Exercise objective:
Find every line in the records below that holds the word "this", and copy each one.

Charts and diagrams as code
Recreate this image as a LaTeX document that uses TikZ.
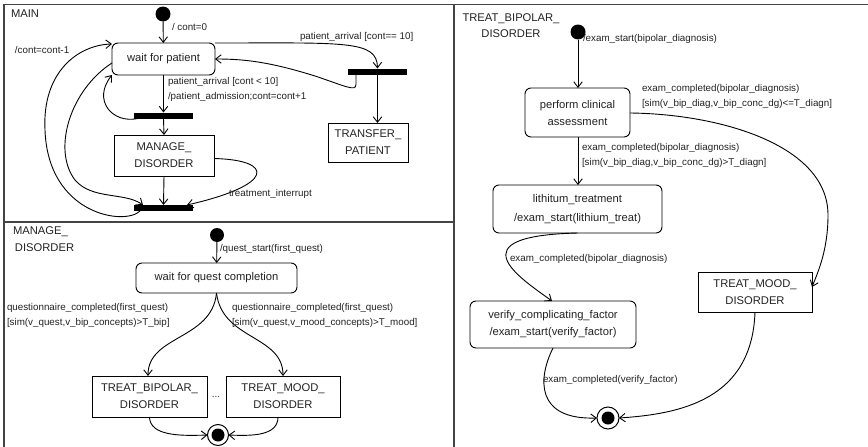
\documentclass[tikz,border=0pt]{standalone}
\usepackage{fontspec}
\setmainfont{Liberation Sans}
\usetikzlibrary{arrows.meta,calc}
\newcommand\statefont{\fontsize{11.2}{17}\selectfont}
\newcommand\lblfont{\fontsize{9.8}{15}\selectfont}
\definecolor{txt}{HTML}{222222}
\definecolor{framecol}{HTML}{444444}
\begin{document}
\begin{tikzpicture}[x=1pt,y=-1pt,
  every node/.style={inner sep=0pt, outer sep=0pt, text=txt},
  frameline/.style={draw=framecol, line width=1.3pt},
  trans/.style={draw=black, line width=0.9pt, -{Straight Barb[length=5.5pt,width=8.5pt,line width=0.9pt]}},
  rstate/.style={draw, line width=0.95pt, rounded corners=6pt, font=\statefont, align=center},
  sstate/.style={draw, line width=0.95pt, font=\statefont, align=center},
  initstate/.style={circle, fill=black, minimum size=15pt},
  finalstate/.style={circle, draw, line width=1pt, minimum size=21pt,
    path picture={\fill[black] (path picture bounding box.center) circle (6.5pt);}},
  forkbar/.style={fill=black, minimum width=59pt, minimum height=6pt},
  lbl/.style={font=\lblfont, anchor=base west},
  title/.style={font=\statefont, anchor=base west},
]
\useasboundingbox (0,0) rectangle (868,447);

% panel frames
\draw[frameline] (4,447) -- (4,4.5) -- (868,4.5);
\draw[frameline] (454,4.5) -- (454,447);
\draw[frameline] (4,222) -- (454,222);

% ---------------- MAIN ----------------
\node[title] (tmain) at (11,17) {MAIN};
\node[initstate] (m0) at (163,14) {};
\node[rstate, minimum width=103pt, minimum height=32pt] (wait) at (163.5,59) {wait for patient};
\node[forkbar] (fr) at (377.5,71.5) {};
\node[forkbar] (fm) at (163.5,115.5) {};
\node[sstate, minimum width=100pt, minimum height=41pt] (manage) at (164,155.5) {MANAGE\_\\DISORDER};
\node[forkbar] (fb) at (163.5,208) {};
\node[sstate, minimum width=80pt, minimum height=39pt] (transfer) at (368,142.5) {TRANSFER\_\\PATIENT};

\draw[trans] (m0) -- (wait);
\node[lbl] (l1) at (172,30.5) {/ cont=0};

\draw[trans] (wait.north east) .. controls (345,43) and (377,40) .. (fr.north);
\node[lbl] (l2) at (300,39.5) {patient\_arrival [cont== 10]};

\draw[trans] ([xshift=8pt]fr.south west) -- ++(0,10)
  .. controls (356,92) and (345,86) .. (315,76)
  .. controls (270,62) and (245,59) .. (wait.east);
\draw[trans] (fr.south) -- (fr.south |- transfer.north);

\draw[trans] (wait.south) -- (fm.north);
\node[lbl] (l3) at (168,84.5) {patient\_arrival [cont < 10]};
\node[lbl] (l4) at (168,99.5) {/patient\_admission;cont=cont+1};

\draw[trans] ([xshift=4pt]fm.south west) .. controls (112,124) and (92,100) .. (wait.south west);

\draw[trans] (fm.south) -- (manage.north);
\draw[trans] (manage.south) -- (fb.north);

\draw[trans] ($(manage.east)+(0,3)$) .. controls (275,160) and (275,185) .. ([xshift=-6pt]fb.north east);
\node[lbl] (l5) at (229,196.5) {treatment\_interrupt};

\draw[trans] ($(wait.west)+(0,4)$) .. controls (70,90) and (52,150) .. (75,180)
  .. controls (92,200) and (125,192) .. ([xshift=9pt]fb.north west);

\draw[trans] ([xshift=6pt]fb.south west) .. controls (125,226) and (48,215) .. (45,130)
  .. controls (42,72) and (78,45) .. ($(wait.north west)+(0,1)$);
\node[lbl] (l6) at (15,53.5) {/cont=cont-1};

% ---------------- MANAGE_DISORDER ----------------
\node[title] (tman1) at (13,234) {MANAGE\_};
\node[title] (tman2) at (15,251) {DISORDER};
\node[initstate, minimum size=14pt] (q0) at (217,235) {};
\node[rstate, minimum width=161pt, minimum height=30pt] (wq) at (216.5,278) {wait for quest completion};
\node[sstate, minimum width=115pt, minimum height=41pt] (tb) at (149.5,396.5) {TREAT\_BIPOLAR\_\\DISORDER};
\node[sstate, minimum width=114pt, minimum height=41pt] (tm) at (283,396.5) {TREAT\_MOOD\_\\DISORDER};
\node[font=\lblfont, anchor=base] (dots) at (216,397) {...};
\node[finalstate] (qf) at (218,435) {};

\draw[trans] (q0) -- (wq);
\node[lbl] (l7) at (220,251.5) {/quest\_start(first\_quest)};

\draw[trans] (wq.south) .. controls (212,340) and (148,335) .. (tb.north -| 148,0);
\draw[trans] (wq.south) .. controls (222,340) and (283,335) .. (tm.north -| 283,0);
\node[lbl] (l8) at (7,310.5) {questionnaire\_completed(first\_quest)};
\node[lbl] (l9) at (7,325.5) {[sim(v\_quest,v\_bip\_concepts)>T\_bip]};
\node[lbl] (l10) at (232,310.5) {questionnaire\_completed(first\_quest)};
\node[lbl] (l11) at (232,325.5) {[sim(v\_quest,v\_mood\_concepts)>T\_mood]};

\draw[trans] (tb.south) .. controls (150,436) and (180,436) .. (qf.west);
\draw[trans] ([xshift=-5pt]tm.south) .. controls (278,436) and (252,436) .. (qf.east);

% ---------------- TREAT_BIPOLAR_DISORDER ----------------
\node[font=\statefont, anchor=base] (tbd1) at (511,21) {TREAT\_BIPOLAR\_};
\node[font=\statefont, anchor=base] (tbd2) at (511,37) {DISORDER};
\node[initstate] (b0) at (578,32) {};
\node[rstate, minimum width=105pt, minimum height=49pt] (pca) at (577.5,112.5) {perform clinical\\assessment};
\node[rstate, minimum width=169pt, minimum height=48pt, font=\fontsize{11.2}{19.5}\selectfont] (lith) at (577.5,209) {lithitum\_treatment\\/exam\_start(lithium\_treat)};
\node[rstate, minimum width=166pt, minimum height=47pt] (verify) at (553,324.5) {verify\_complicating\_factor\\/exam\_start(verify\_factor)};
\node[sstate, minimum width=114pt, minimum height=40pt] (tmr) at (755,292) {TREAT\_MOOD\_\\DISORDER};
\node[finalstate, minimum size=22pt] (bf) at (608,418) {};

\draw[trans] (b0) -- (b0 |- pca.north);
\node[lbl] (l12) at (583,41.5) {/exam\_start(bipolar\_diagnosis)};

\draw[trans] (pca.south -| b0) -- (b0 |- lith.north);
\node[lbl] (l13) at (582,150.5) {exam\_completed(bipolar\_diagnosis)};
\node[lbl] (l14) at (582,165.5) {[sim(v\_bip\_diag,v\_bip\_conc\_dg)>T\_diagn]};

\draw[trans] ($(pca.east)+(0,0.5)$) .. controls (720,114) and (828,145) .. (828,215)
  .. controls (828,250) and (818,272) .. (tmr.5);
\node[lbl] (l15) at (642,91.5) {exam\_completed(bipolar\_diagnosis)};
\node[lbl] (l16) at (642,106.5) {[sim(v\_bip\_diag,v\_bip\_conc\_dg)<=T\_diagn]};

\draw[trans] (lith.south) .. controls (455,236) and (520,278) .. (verify.north -| 552,0);
\node[lbl] (l17) at (510,261.5) {exam\_completed(bipolar\_diagnosis)};

\draw[trans] (verify.south) .. controls (538,378) and (535,420) .. (bf.west);
\node[lbl] (l18) at (543,382.5) {exam\_completed(verify\_factor)};

\draw[trans] (tmr.south) .. controls (752,400) and (680,414) .. (bf.east);
\end{tikzpicture}
\end{document}
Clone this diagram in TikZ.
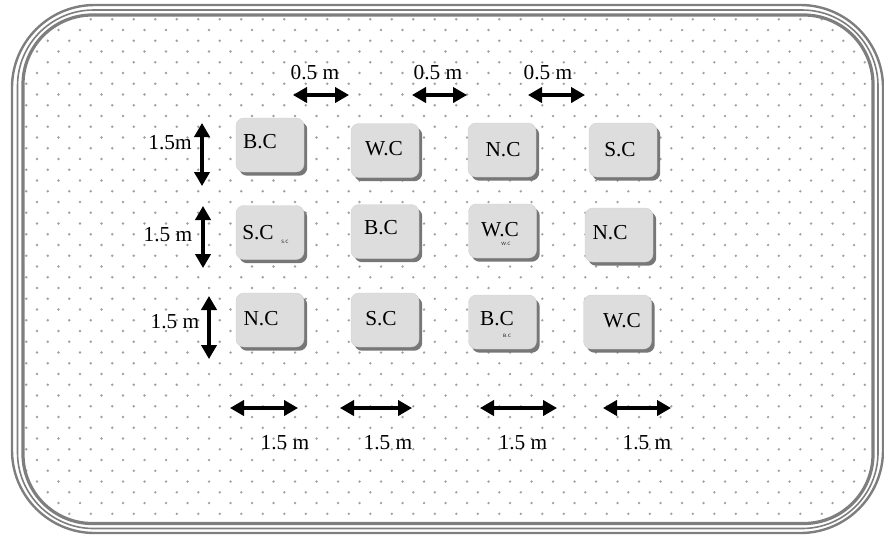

Task solution:
Recreate this image as a LaTeX document that uses TikZ.
Clone this diagram in TikZ.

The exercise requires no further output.